Fast Boat

I’d been in my office literally seconds this morning when the phone rang, by no means my preferred way to start a day. It seems that people who call first thing in the morning usually are those with some type of complaint, pointing out some type of error in the paper, giving you same-day notice of some kind of event, etc. I almost let the call go to voice mail, but I figured that would probably bring bad karma so I picked it up.

On the other line was Marv Spomer, a longtime Worthington car dealer who’s now retired and owns and operates an incredible museum of automobile-related artifacts and so much, much more. I wondered what Marv had in store for me today, but surprisingly it had nothing to do with cars. An acquaintance was in town and towing one of the fastest boats in the world, he said. He suggested I come over and snap some photos, but that I should come as soon as I could.

Within 10 minutes, I was across the street from the museum, shooting some photos from the Prairie Rehab parking lot. This was one cool looking contraption, but I didn’t know what the heck it was exactly. So, I ventured across the street and found Marv … and the people who had taken this boat into Worthington.

I spoke for a few minutes with Jeff MInar, who is a friend of Marv’s brother and resides in Seattle. He works on the crew of Dave Villwock, who had just captured the biggest unlimited hydroplaning event of the season, the 101st Jarvis Restoration Detroit APBA Gold Cup. Minar told me their craft went undefeated over the course of the competition, including heat races and the final, en route to Villwock’s third consecutive Gold Cup title and eighth overall.
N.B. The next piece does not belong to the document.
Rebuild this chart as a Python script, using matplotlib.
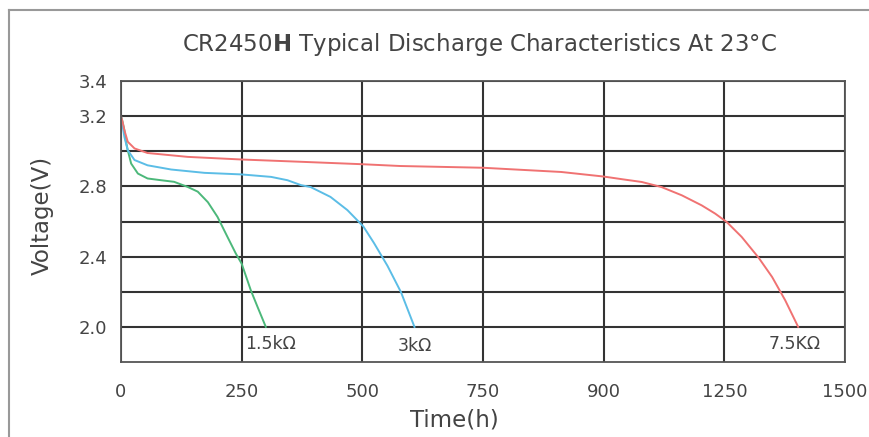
import matplotlib
matplotlib.use("Agg")
import matplotlib.pyplot as plt
from matplotlib.lines import Line2D

# -------------------------
# DATA
# -------------------------

# 1.5 kOhm load
t_15k = [0, 3, 7, 10, 14, 21, 35, 55, 83, 110, 138, 159, 180, 200, 221, 238,
         250, 269, 283, 300]
v_15k = [3.20, 3.17, 3.12, 3.06, 3.006, 2.93, 2.873, 2.845, 2.835, 2.826,
         2.797, 2.77, 2.71, 2.626, 2.51, 2.417, 2.36, 2.208, 2.113, 2.00]

# 3 kOhm load
t_3k = [0, 3, 7, 14, 28, 55, 104, 173, 250, 311, 345, 373, 393, 434, 469, 502,
        524, 552, 580, 608]
v_3k = [3.20, 3.15, 3.082, 3.006, 2.95, 2.92, 2.896, 2.877, 2.868, 2.854,
        2.835, 2.807, 2.796, 2.74, 2.665, 2.572, 2.478, 2.348, 2.198, 2.00]

# 7.5 kOhm load
t_75k = [0, 3, 7, 14, 28, 55, 138, 250, 373, 501, 578, 750, 912, 1000, 1040,
         1079, 1120, 1162, 1203, 1231, 1255, 1286, 1321, 1349, 1376, 1403]
v_75k = [3.20, 3.17, 3.12, 3.054, 3.016, 2.99, 2.968, 2.953, 2.94, 2.926,
         2.916, 2.906, 2.882, 2.856, 2.84, 2.825, 2.796, 2.749, 2.692, 2.645,
         2.597, 2.512, 2.394, 2.284, 2.152, 2.00]

x_ticks = [0, 250, 500, 750, 1000, 1250, 1500]
x_labels = ["0", "250", "500", "750", "900", "1250", "1500"]   # "900" as printed
y_ticks = [2.0, 2.2, 2.4, 2.6, 2.8, 3.0, 3.2, 3.4]
y_labels = ["2.0", "", "2.4", "", "2.8", "", "3.2", "3.4"]

# -------------------------
# PLOTTING
# -------------------------

plt.rcParams["font.family"] = ["DejaVu Sans"]
txt = "#444444"
grid_c = "#333333"

fig = plt.figure(figsize=(8.69, 4.37), dpi=100)
ax = fig.add_axes([121 / 869, 1 - 362 / 437, 724 / 869, 281 / 437])

ax.plot(t_15k, v_15k, color="#4cb87a", lw=1.4)
ax.plot(t_3k, v_3k, color="#5bbde6", lw=1.4)
ax.plot(t_75k, v_75k, color="#f07272", lw=1.4)

ax.set_xlim(0, 1500)
ax.set_ylim(1.8, 3.4)
ax.set_xticks(x_ticks)
ax.set_xticklabels(x_labels)
ax.set_yticks(y_ticks)
ax.set_yticklabels(y_labels)
ax.tick_params(length=0, labelsize=13, colors=txt)
ax.tick_params(axis="x", pad=15)
ax.tick_params(axis="y", pad=10)
ax.grid(True, color=grid_c, lw=1.5)
for s in ax.spines.values():
    s.set_color("#555555")
    s.set_linewidth(1.3)

ax.set_xlabel("Time(h)", fontsize=16.5, color=txt)
ax.set_ylabel("Voltage(V)", fontsize=16.5, color=txt)
ax.xaxis.set_label_coords(0.461, -0.165)
ax.yaxis.set_label_coords(-0.093, 0.523)

# curve labels
ax.text(258, 1.9, "1.5kΩ", fontsize=12.5, color=txt, va="center")
ax.text(573, 1.89, "3kΩ", fontsize=12.5, color=txt, va="center")
ax.text(1342, 1.9, "7.5KΩ", fontsize=12.5, color=txt, va="center")

fig.text(479 / 869, 1 - 45 / 437,
         r"CR2450$\mathbf{H}$ Typical Discharge Characteristics At 23°C",
         fontsize=16.5, color=txt, ha="center", va="center")

# outer frame of the original picture
fig.add_artist(Line2D([9 / 869, 1], [1 - 10 / 437] * 2, color="#999999", lw=1.5))
fig.add_artist(Line2D([9 / 869] * 2, [0, 1 - 10 / 437], color="#999999", lw=1.5))

fig.savefig("out.png", dpi=100)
Clearly, I was talking to someone that was part of a dominating force, perhaps akin to talking to a member of Jimmie Johnson’s pit crew.

Apparently, these things are capable of moving along more than quickly. From the Wikpedia "hyrdroplane" entry:  

"Prior to 1977, every official water speed record had been set by an American or Briton. On November 20, Australian Ken Warby piloted his Spirit of Australia to 464.5 km/h (290.313 mph) to beat Lee Taylor’s record. … On October 8, 1978 Warby travelled to Blowering Dam, Australia, and broke both the 480 km/h (300 mph) and 500 km/h barriers with an average speed of 510 km/h (318.75 mph)."